Martin is up for two Oscars for Gatsby, one in each category. She previously won two Academy Awards for art direction and costume design in 2002 for Moulin Rouge! also helmed by Luhrmann. (The two have been married since 1997. They met at college in Sidney). This year she is also up for two BAFTA’s, an Art Directors Guild award and a Costume Designers Guild award.
“The directive right from the get-go was to make sure we could, from a documentary perspective, absolutely support all the decisions we made for the costuming and the production design,” said Martin. “At the same time we would help a contemporary audience understand who the characters were, and how the world seemed to them at a given point in time.” The equally glamorous cast is topped by Leonardo DiCaprio as Jay Gatsby and Carey Mulligan as Daisy Buchanan, his long-lost past love who has married and who he is attempting to reclaim.
Martin deserves credit for the film’s sophisticated splash (along with director of photography Simon Duggan). The overall look reaches a peak at a frenzied party-of-parties at Gatsby’s lavish Long Island mansion. It features a chic 21st century update of 20’s flappers in dresses, resulting from a collaboration between Martin and Italian fashion celebrity Miuccia Prada. Everyone is dancing to hip hop music by, among others, rapper Jay Z, who was also one of the film’s executive producers.
Despite such anachronistic touches, the film for the most part, adheres to the look and costumes of the period and was based on extensive research. “We were blessed because the photographic image and also filmmaking were extremely prevalent in the `20s,” noted Martin. “So, the time was captured not only in illustrations and drawings, but there are extensive photo archives.”
“It’s very exciting, because you see the birth of our modern contemporary culture,” she observed. “Women went from wearing voluminous Victorian skirts to unstructured outfits after World War I that showed their bodies. It seemed at the time as if they were wearing underwear in the streets.” For a lot of the male costumes, Martin worked closely with Brooks Brothers, which provided more than 2,000 garments for the film, including both formalwear – 200 tuxedos – and daywear, helping to comprise the approximately 1,200 costumes in total. Fitzgerald in his day was a frequent Brooks Brothers customer.
Wearing two chapeaux as costume and production designer can be arduous but Martin said she managed with the help of her longtime crew in both departments. “I have an incredibly fantastic team that’s been with me for years and years – ever since Moulin Rouge!” She cited supervising art director Ian Gracie, her associate production designer Karen Murphy, costume supervisor Kerry Thompson and set decorator Beverly Dunn.
“But I am not going to lie, there are times when some tears are shed and a few times when I lock myself in the bathroom for a minute when I get overwhelmed,” said Martin. But she pointed to pluses as well from combining the two crafts. “For all the moments of enormous pressure there are advantages too,” she explained. “Baz doesn’t have to go to millions of people to discuss and workshop an idea, he can come to me and I can disseminate the information, so in that way the process gets centralized.”
Although Gatsby takes place in the New York area, the movie was mostly made at the Fox Studios in Sidney, Australia in order to take advantage of generous government tax incentives.
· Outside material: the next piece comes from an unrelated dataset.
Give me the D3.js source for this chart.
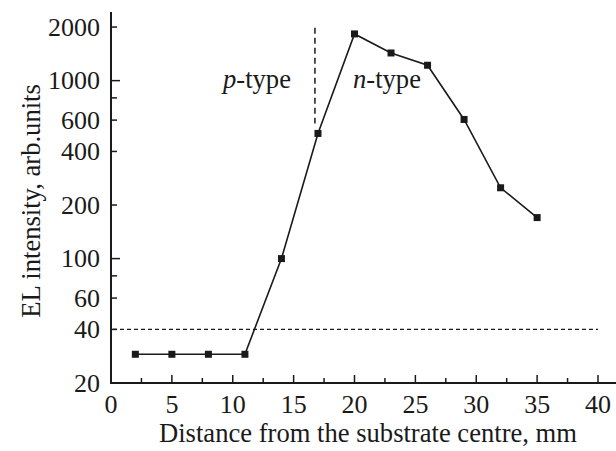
<!DOCTYPE html>
<html><head><meta charset="utf-8">
<script src="https://cdn.jsdelivr.net/npm/d3@7"></script>
<style>body{margin:0;background:#fff}svg{display:block}text{font-family:"Liberation Serif","Times New Roman",serif;fill:#1a1a1a}</style>
</head><body>
<svg id="c" width="616" height="451"></svg>
<script>
const distance = [2, 5, 8, 11, 14, 17, 20, 23, 26, 29, 32, 35];
const intensity = [29, 29, 29, 29, 100, 505, 1830, 1430, 1220, 605, 250, 170];
const xTicks = [0, 5, 10, 15, 20, 25, 30, 35, 40];
const xMinorTicks = [2.5, 7.5, 12.5, 17.5, 22.5, 27.5, 32.5, 37.5];
const yTickLabels = [20, 40, 60, 100, 200, 400, 600, 1000, 2000];
const yMinorTicks = [80, 800];
const thresholdLevel = 40;
const boundaryX = 16.75;
const boundaryRange = [575, 1980];

const FS = 26;
const FT = 26.6;
const svg = d3.select("#c");
const x = d3.scaleLinear().domain([0, 40]).range([111, 598]);
const y = d3.scaleLog().domain([20, 2430]).range([383, 12]);
const ink = "#1a1a1a";

// axes lines
svg.append("line").attr("x1", 111).attr("x2", 111).attr("y1", y(2430)).attr("y2", y(20)+1)
  .attr("stroke", ink).attr("stroke-width", 2);
svg.append("line").attr("x1", 110).attr("x2", 616).attr("y1", y(20)).attr("y2", y(20))
  .attr("stroke", ink).attr("stroke-width", 2);

// x ticks (inward)
const gx = svg.append("g");
xTicks.forEach(v => {
  if (v > 0) gx.append("line").attr("x1", x(v)).attr("x2", x(v)).attr("y1", y(20)).attr("y2", y(20)-8)
    .attr("stroke", ink).attr("stroke-width", 1.5);
  gx.append("text").attr("x", x(v)).attr("y", 413).attr("text-anchor", "middle")
    .attr("font-size", FS).text(v);
});
xMinorTicks.forEach(v => {
  gx.append("line").attr("x1", x(v)).attr("x2", x(v)).attr("y1", y(20)).attr("y2", y(20)-5)
    .attr("stroke", ink).attr("stroke-width", 1.5);
});

// y ticks (inward)
const gy = svg.append("g");
yTickLabels.forEach(v => {
  const len = (v === 100 || v === 1000) ? 9 : 6;
  if (v > 20) gy.append("line").attr("x1", 111).attr("x2", 111+len).attr("y1", y(v)).attr("y2", y(v))
    .attr("stroke", ink).attr("stroke-width", 1.5);
  gy.append("text").attr("x", 100).attr("y", y(v)).attr("dy", "0.34em").attr("text-anchor", "end")
    .attr("font-size", FS).text(v);
});
yMinorTicks.forEach(v => {
  gy.append("line").attr("x1", 111).attr("x2", 117).attr("y1", y(v)).attr("y2", y(v))
    .attr("stroke", ink).attr("stroke-width", 1.5);
});

// threshold dashed line
svg.append("line").attr("x1", 113).attr("x2", x(40)).attr("y1", y(thresholdLevel)).attr("y2", y(thresholdLevel))
  .attr("stroke", ink).attr("stroke-width", 1.2).attr("stroke-dasharray", "4,3");

// boundary dashed line
svg.append("line").attr("x1", x(boundaryX)).attr("x2", x(boundaryX))
  .attr("y1", y(boundaryRange[1])).attr("y2", y(boundaryRange[0]))
  .attr("stroke", ink).attr("stroke-width", 1.5).attr("stroke-dasharray", "6,4");

// data line
const pts = distance.map((d, i) => [d, intensity[i]]);
svg.append("path").attr("d", d3.line().x(d => x(d[0])).y(d => y(d[1]))(pts))
  .attr("fill", "none").attr("stroke", ink).attr("stroke-width", 1.6);
svg.append("g").selectAll("rect").data(pts).join("rect")
  .attr("x", d => x(d[0]) - 3.5).attr("y", d => y(d[1]) - 3.5)
  .attr("width", 7).attr("height", 7).attr("fill", ink);

// labels
const pt = svg.append("text").attr("x", 223).attr("y", 88).attr("font-size", FT);
pt.append("tspan").attr("font-style", "italic").text("p");
pt.append("tspan").text("-type");
const nt = svg.append("text").attr("x", 353).attr("y", 88).attr("font-size", FT);
nt.append("tspan").attr("font-style", "italic").text("n");
nt.append("tspan").text("-type");

// axis titles
svg.append("text").attr("x", 368).attr("y", 442).attr("text-anchor", "middle").attr("font-size", FT)
  .text("Distance from the substrate centre, mm");
svg.append("text").attr("transform", "translate(40,201) rotate(-90)").attr("text-anchor", "middle")
  .attr("font-size", FT).text("EL intensity, arb.units");
</script>
</body></html>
In addition, the scope of the film required the construction of numerous large-scale sets, along the lines of a Golden Age Hollywood movie, which would have been prohibitively expensive to make in the United States.
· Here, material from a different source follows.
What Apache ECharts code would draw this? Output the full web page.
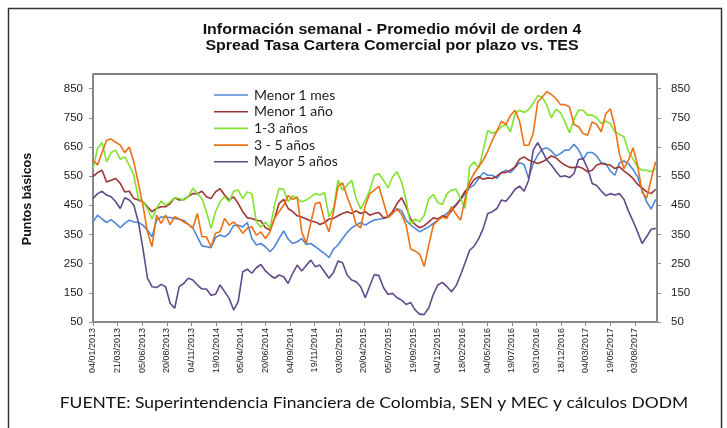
<!DOCTYPE html>
<html>
<head>
<meta charset="utf-8">
<script src="https://cdn.jsdelivr.net/npm/echarts@6/dist/echarts.min.js"></script>
<style>
html, body { margin: 0; padding: 0; background: #fff; }
#chart { width: 727px; height: 428px; }
</style>
</head>
<body>
<div id="chart"></div>
<script>
// fechas: datos cada 14 dias desde 04/01/2013
var startDate = Date.UTC(2013, 0, 4);
var stepDays = 14;

var seriesNames = ['Menor 1 mes', 'Menor 1 año', '1-3 años', '3 - 5 años', 'Mayor 5 años'];
var seriesColors = ['#4f86d6', '#9e3434', '#80e22e', '#ec7014', '#604a8a'];

var menor1mes = [393,416,403,391,401,388,373,388,399,393,391,382,365,342,399,410,410,408,405,402,398,385,
  373,342,311,308,305,339,348,342,354,381,382,376,391,336,314,319,308,291,308,336,362,
  334,319,325,336,316,319,308,296,285,271,300,314,336,357,373,382,391,382,392,400,402,
  405,410,422,439,431,399,382,371,359,368,376,388,399,410,422,439,453,468,490,510,520,
  542,562,553,553,542,562,570,562,579,596,590,542,593,622,642,647,636,619,627,639,640,
  659,640,608,631,631,619,596,593,567,553,596,602,593,573,548,502,462,437,470];

var menor1anio = [548,562,570,530,536,542,525,496,498,473,468,462,445,428,439,445,445,456,476,468,470,480,
  490,490,498,479,473,496,507,485,468,479,456,428,407,405,399,396,373,365,405,456,470,
  439,428,414,410,403,396,393,384,391,403,405,414,422,428,422,431,422,428,416,422,425,
  407,410,428,456,476,445,403,384,373,380,393,407,403,414,411,431,450,473,498,516,538,
  548,539,544,542,550,562,562,570,582,608,616,605,599,593,599,608,619,613,599,588,580,
  579,582,576,565,570,588,593,590,588,576,582,568,556,542,522,510,496,490,505];

var de1a3 = [576,645,665,599,631,639,608,616,588,553,473,462,439,403,439,464,450,462,476,473,468,480,
  508,490,473,428,371,428,462,479,462,498,502,473,496,490,393,375,393,371,450,508,505,
  462,483,473,462,468,479,490,485,494,411,439,536,502,519,536,473,437,468,502,553,558,
  536,510,547,565,530,468,382,403,393,416,473,487,460,453,490,502,505,473,439,582,599,
  578,639,707,696,704,719,727,702,764,776,768,779,799,825,821,793,750,779,768,736,699,
  745,776,776,759,759,750,730,738,730,702,693,685,636,608,582,570,570,565,576];

var de3a5 = [605,588,631,673,677,666,656,631,650,599,525,450,359,308,416,388,416,384,411,403,393,385,
  371,422,342,342,308,354,359,405,382,393,376,354,371,376,348,359,336,359,405,428,450,
  483,470,479,359,319,391,456,460,399,359,428,516,527,479,439,384,373,450,490,502,515,
  462,407,422,437,419,382,300,293,282,240,314,382,399,410,405,445,419,399,473,530,560,
  582,605,636,673,704,738,727,758,776,738,656,656,696,804,821,839,830,816,795,795,787,
  727,719,696,690,736,727,702,764,781,719,627,576,605,647,588,495,475,540,600];

var mayor5 = [473,490,498,485,479,462,439,476,468,450,393,302,200,171,168,179,171,114,97,171,182,200,
  194,177,163,163,142,145,177,154,131,91,120,222,231,217,236,247,225,211,200,211,205,
  182,217,245,225,244,262,239,245,222,200,220,259,253,211,194,188,171,133,174,213,209,
  168,145,148,133,125,110,117,91,76,76,99,145,177,186,171,154,174,211,253,296,310,
  336,371,422,428,439,468,464,483,505,516,498,536,639,665,636,605,588,567,548,551,545,
  559,607,610,576,525,518,499,483,490,485,490,471,430,396,359,319,342,368,371];

var allValues = [menor1mes, menor1anio, de1a3, de3a5, mayor5];

function toPairs(arr) {
  return arr.map(function (v, i) { return [i * stepDays, v]; });
}

function fmtDate(days) {
  var d = new Date(startDate + days * 86400000);
  var dd = ('0' + d.getUTCDate()).slice(-2);
  var mm = ('0' + (d.getUTCMonth() + 1)).slice(-2);
  return dd + '/' + mm + '/' + d.getUTCFullYear();
}

var chart = echarts.init(document.getElementById('chart'));

var axisGray = '#8a8a8a';
var yAxisBase = {
  type: 'value',
  min: 50,
  max: 900,
  interval: 100,
  axisLine: { show: true, lineStyle: { color: axisGray, width: 1.5 } },
  axisTick: { show: true, inside: false, length: 4, lineStyle: { color: axisGray } },
  splitLine: { show: false },
  axisLabel: {
    fontSize: 11.5,
    fontFamily: 'Liberation Sans',
    color: '#222',
    margin: 10,
    showMaxLabel: false
  }
};

var option = {
  animation: false,
  backgroundColor: '#fff',
  grid: {
    left: 93, top: 74, right: 70, bottom: 106,
    show: true, borderColor: '#000', borderWidth: 1
  },
  legend: {
    orient: 'vertical',
    left: 214,
    top: 88,
    padding: 0,
    icon: 'rect',
    itemWidth: 34,
    itemHeight: 1.6,
    itemGap: 2.7,
    data: seriesNames,
    textStyle: { fontFamily: 'Lato', fontSize: 14, lineHeight: 14, color: '#222', padding: [0, 0, 0, 1] }
  },
  xAxis: {
    type: 'value',
    min: 0,
    max: 1740,
    interval: 76,
    axisLine: { show: true, lineStyle: { color: axisGray, width: 1.5 } },
    axisTick: { show: true, inside: false, length: 4, lineStyle: { color: axisGray } },
    splitLine: { show: false },
    axisLabel: {
      rotate: 90,
      fontSize: 9,
      fontFamily: 'Liberation Sans',
      color: '#222',
      margin: 6,
      showMaxLabel: false,
      formatter: function (v) { return fmtDate(v); }
    }
  },
  yAxis: [
    echarts.util.merge({ position: 'left' }, yAxisBase, true),
    echarts.util.merge({ position: 'right', axisLabel: { margin: 14 } }, yAxisBase, false)
  ],
  series: seriesNames.map(function (name, k) {
    return {
      name: name,
      type: 'line',
      yAxisIndex: 0,
      symbol: 'none',
      data: toPairs(allValues[k]),
      lineStyle: { color: seriesColors[k], width: 1.6 },
      itemStyle: { color: seriesColors[k] }
    };
  }),
  graphic: [
    {
      type: 'rect',
      shape: { x: 8.5, y: 8.5, width: 713, height: 440 },
      style: { fill: 'none', stroke: '#333', lineWidth: 1.5 },
      silent: true
    },
    {
      type: 'text',
      x: 392, y: 30,
      scaleX: 1.14,
      style: {
        text: 'Información semanal - Promedio móvil de orden 4',
        font: 'bold 14px "Liberation Sans"',
        fill: '#111',
        align: 'center',
        verticalAlign: 'middle'
      }
    },
    {
      type: 'text',
      x: 392, y: 46,
      scaleX: 1.14,
      style: {
        text: 'Spread Tasa Cartera Comercial por plazo vs. TES',
        font: 'bold 14px "Liberation Sans"',
        fill: '#111',
        align: 'center',
        verticalAlign: 'middle'
      }
    },
    {
      type: 'text',
      x: 28, y: 199,
      rotation: Math.PI / 2,
      style: {
        text: 'Puntos básicos',
        font: 'bold 12.5px "Liberation Sans"',
        fill: '#111',
        align: 'center',
        verticalAlign: 'middle'
      }
    },
    {
      type: 'text',
      x: 374, y: 403,
      scaleX: 1.09,
      style: {
        text: 'FUENTE: Superintendencia Financiera de Colombia, SEN y MEC y cálculos DODM',
        font: '16px Lato',
        fill: '#111',
        align: 'center',
        verticalAlign: 'middle'
      }
    }
  ]
};

chart.setOption(option);
</script>
</body>
</html>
Gatsby’s house was built on a number of big sets, with the different parts of the house divided up. The grand hall, the back garden and the terrazzo were on one set. The map room, the grand ballroom, the stairs, the organ and the three-layered garden were all built on one stage. The pool, a very important part of the story, was built as a separate set.
The even more extravagant Buchanan house was built on one of the studio’s largest stages. It encompassed the front of the house, the hallway that leads to the salon where Daisy first appears, and then continued out to the terrace.
Working on complicated sets is one of Martin’s strengths. “Having been trained originally in theater as was Baz, we’re not worried about scenery,” she noted. “Scenery seems like a very natural and controllable thing to do, so building sets doesn’t seem difficult or overwhelming.”
Martin first collaborated with Luhrmann on Strictly Ballroom (1992), initially a stage play which became a film and was the director’s first breakout hit. They subsequently teamed on Romeo + Juliet (1996), their first American film, starring a much younger DiCaprio; Moulin Rouge! with Nicole Kidman, an international sensation that is on many all-time top 10 lists; followed by a Broadway staging of Puccini’s opera La Boheme which garnered Martin a Tony award for scenic design, and Australia (2008) an epic about the country’s history, focusing on the “stolen” Aborigine children issue. For their next project, Martin and Luhrmann are taking a hiatus from filmmaking: they have signed on to design the interiors for the historic Saxony Hotel in Miami Beach, their first such venture.